The National Center for Educational Statistics reports, “From 2006 to 2017, NCES projects a 10 percent enrollment increase for people under 25, and a 19 percent enrollment increase for people 25 and over.”
The rapid increase in the 25+ age group seems high, even surprising given the tight economy, where many people cannot afford higher education. As their age indicates, most of these college attendees are already working professionals, so it begs the question, “What’s prompting this predicted surge in enrollment?”
1. Increase earning power. With good reason, one might expect this consideration to top the list.
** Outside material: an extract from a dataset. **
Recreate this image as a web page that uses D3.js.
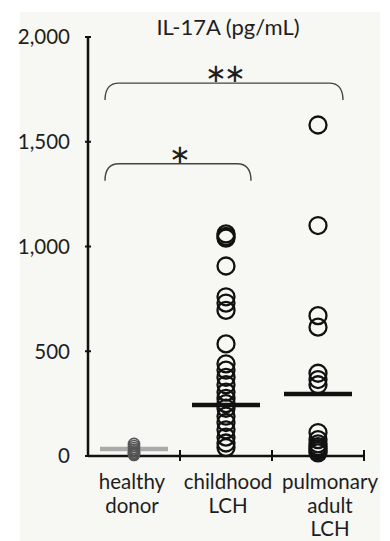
<!DOCTYPE html>
<html>
<head>
<meta charset="utf-8">
<script src="https://cdn.jsdelivr.net/npm/d3@7"></script>
<style>
  body { margin: 0; background: #fff; }
  svg { display: block; }
  text { font-family: Lato, "Open Sans", sans-serif; fill: #1e1e1e; }
</style>
</head>
<body>
<div id="chart"></div>
<script>
// categories and tick labels
var groups = ["healthy donor", "childhood LCH", "pulmonary adult LCH"];
var groupLabels = [["healthy", "donor"], ["childhood", "LCH"], ["pulmonary", "adult", "LCH"]];
var yTicks = [0, 500, 1000, 1500, 2000];

// IL-17A values (pg/mL)
var healthyVals = [5, 10, 15, 22, 30, 38, 48, 58];
var childhoodVals = [1060, 1048, 1040, 907, 760, 730, 695, 535, 440, 410, 375, 340,
                     305, 275, 250, 228, 190, 160, 125, 90, 62, 40];
var pulmonaryVals = [1580, 1100, 670, 615, 395, 365, 340, 112, 78, 58, 45, 35, 25, 15];

// horizontal bars drawn per group
var medians = [33, 243, 296];

// significance brackets: from group, to group, level
var brackets = [
  {from: 0, to: 1, level: 1395, label: "*"},
  {from: 0, to: 2, level: 1780, label: "**"}
];

var W = 390, H = 541;
var margin = {top: 37, left: 88, right: 26, bottom: 85};

var svg = d3.select("#chart").append("svg")
  .attr("width", W)
  .attr("height", H);

// light panel behind the plot
svg.append("rect")
  .attr("x", 20).attr("y", 12)
  .attr("width", 360).attr("height", H - 12)
  .attr("fill", "#f7f7f3");

var y = d3.scaleLinear()
  .domain([0, 2000])
  .range([H - margin.bottom, margin.top]);

var x = d3.scaleBand()
  .domain(groups)
  .range([margin.left, W - margin.right]);

var g = svg.append("g");

//-- y axis --//
g.append("line")
  .attr("x1", margin.left).attr("x2", margin.left)
  .attr("y1", y(2000)).attr("y2", y(0))
  .attr("stroke", "#111").attr("stroke-width", 2.5);

g.selectAll(".ytick").data(yTicks).enter()
  .append("line")
  .attr("x1", margin.left - 3).attr("x2", margin.left + 3)
  .attr("y1", function(d) { return y(d); })
  .attr("y2", function(d) { return y(d); })
  .attr("stroke", "#111").attr("stroke-width", 2);

g.selectAll(".ylab").data(yTicks).enter()
  .append("text")
  .attr("x", 70)
  .attr("y", function(d) { return y(d); })
  .attr("dy", "0.36em")
  .attr("text-anchor", "end")
  .attr("font-size", 20.5)
  .text(function(d) { return d3.format(",")(d); });

//-- x axis --//
g.append("line")
  .attr("x1", margin.left).attr("x2", W - margin.right)
  .attr("y1", y(0)).attr("y2", y(0))
  .attr("stroke", "#111").attr("stroke-width", 2.5);

g.selectAll(".xtick").data(groups).enter()
  .append("line")
  .attr("x1", function(d) { return x(d) + x.bandwidth(); })
  .attr("x2", function(d) { return x(d) + x.bandwidth(); })
  .attr("y1", y(0) - 6).attr("y2", y(0) + 5)
  .attr("stroke", "#111").attr("stroke-width", 2);

// last label sits a little right of its column in the original
var labelShift = [-2, 2, 12];
var xl = g.selectAll(".xlab").data(groups).enter()
  .append("text")
  .attr("text-anchor", "middle")
  .attr("font-size", 20.5);

xl.selectAll("tspan").data(function(d, i) { return groupLabels[i].map(function(s) { return {s: s, g: d, i: i}; }); })
  .enter().append("tspan")
  .attr("x", function(d) { return x(d.g) + x.bandwidth() / 2 + labelShift[d.i]; })
  .attr("y", function(d, j) { return 489 + j * 23.5; })
  .text(function(d) { return d.s; });

//-- title --//
g.append("text")
  .attr("x", 228).attr("y", 35)
  .attr("text-anchor", "middle")
  .attr("font-size", 22)
  .text("IL-17A (pg/mL)");

//-- medians --//
var medColors = ["#aaaaaa", "#111", "#111"];
g.selectAll(".median").data(medians).enter()
  .append("line")
  .attr("x1", function(d, i) { return x(groups[i]) + x.bandwidth() / 2 - 34; })
  .attr("x2", function(d, i) { return x(groups[i]) + x.bandwidth() / 2 + 34; })
  .attr("y1", function(d) { return y(d); })
  .attr("y2", function(d) { return y(d); })
  .attr("stroke", function(d, i) { return medColors[i]; })
  .attr("stroke-width", 4.5);

//-- points --//
function drawPoints(vals, grp, r, col, sw) {
  g.selectAll(null).data(vals).enter()
    .append("circle")
    .attr("cx", x(grp) + x.bandwidth() / 2)
    .attr("cy", function(d) { return y(d); })
    .attr("r", r)
    .attr("fill", "none")
    .attr("stroke", col)
    .attr("stroke-width", sw);
}
drawPoints(healthyVals, groups[0], 5.5, "#555", 1.6);
drawPoints(childhoodVals, groups[1], 8.5, "#111", 2.3);
drawPoints(pulmonaryVals, groups[2], 8.5, "#111", 2.3);

//-- brackets --//
var left = 105, rr = 14, drop = 17;
brackets.forEach(function(b) {
  var x0 = left;
  var x1 = x(groups[b.to]) + x.bandwidth() / 2 + 25;
  var yy = y(b.level);
  var p = d3.path();
  p.moveTo(x0, yy + drop);
  p.quadraticCurveTo(x0, yy, x0 + rr, yy);
  p.lineTo(x1 - rr, yy);
  p.quadraticCurveTo(x1, yy, x1, yy + drop);
  g.append("path")
    .attr("d", p.toString())
    .attr("fill", "none")
    .attr("stroke", "#444")
    .attr("stroke-width", 1.4);
  g.append("text")
    .attr("x", (x0 + x1) / 2)
    .attr("y", yy - 1)
    .attr("text-anchor", "middle")
    .attr("font-size", 26)
    .attr("letter-spacing", -3)
    .attr("fill", "#333")
    .text(b.label.replace(/\*/g, "\u2217"));
});
</script>
</body>
</html>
According to, “The College Calculation” published in the New York Times, “The median earnings of full-time workers with bachelor’s degrees was nearly $47,000 in 2007, according to the Census Bureau.” Even more impressive, employees with an advanced degree such as a master’s earned an average of $74,602.
2. Capitalize on prior education. The article cited above also stated, “The median for someone who had attended college but failed to get a four-year degree was nearly $33,000.” With nearly 50 percent of all students failing to complete their degree, this statistic translates to roughly $14,000 less in earning power per year. Former students are returning to universities to successfully complete their degrees so they can capitalize on the advantages.
3. Position for future success. High unemployment numbers and a scarcity of professional jobs have actually helped to boost college enrollment numbers. Unemployed workers now have the time to pursue additional degrees or education, which can be an important differentiator as the job market rebounds and companies begin the rehiring process.
4. Develop specific skill sets. While real-world experience can teach people interpersonal strategies and management techniques, specialized skills such as information technology might require an information systems degree or computer science degree. Additionally, if an individual is looking to make a radical shift in his or her career, specific training or education is a smart place to start.
5. Build a professional and peer network. While receiving a degree may be the primary objective of attending college, the ability to cultivate a professional network is another attractive benefit. American Sentinel University Professor Dr. Danielle Babb notes that “many students are using the virtual world to try to network with others that are in other states with lower unemployment rates for potential relocation.” Whether online or traditional, the university campus is the perfect place to meet like-minded individuals or professionals with similar interests. Additionally, universities typically have connections with corporations and recruiters, which might open the door to a new career opportunity.
With these five tangible benefits in mind, it is easier to understand the rising number of 25+ year-old college attendees. What’s more, colleges and universities are making it more accessible to pursue such degrees. Evening courses give working professionals the flexibility to work full-time while pursuing additional education, and virtual classrooms give students the option of earning an online bachelor’s degree. Grants and loans also can lessen the financial burden so unemployed workers can obtain education and specific skills.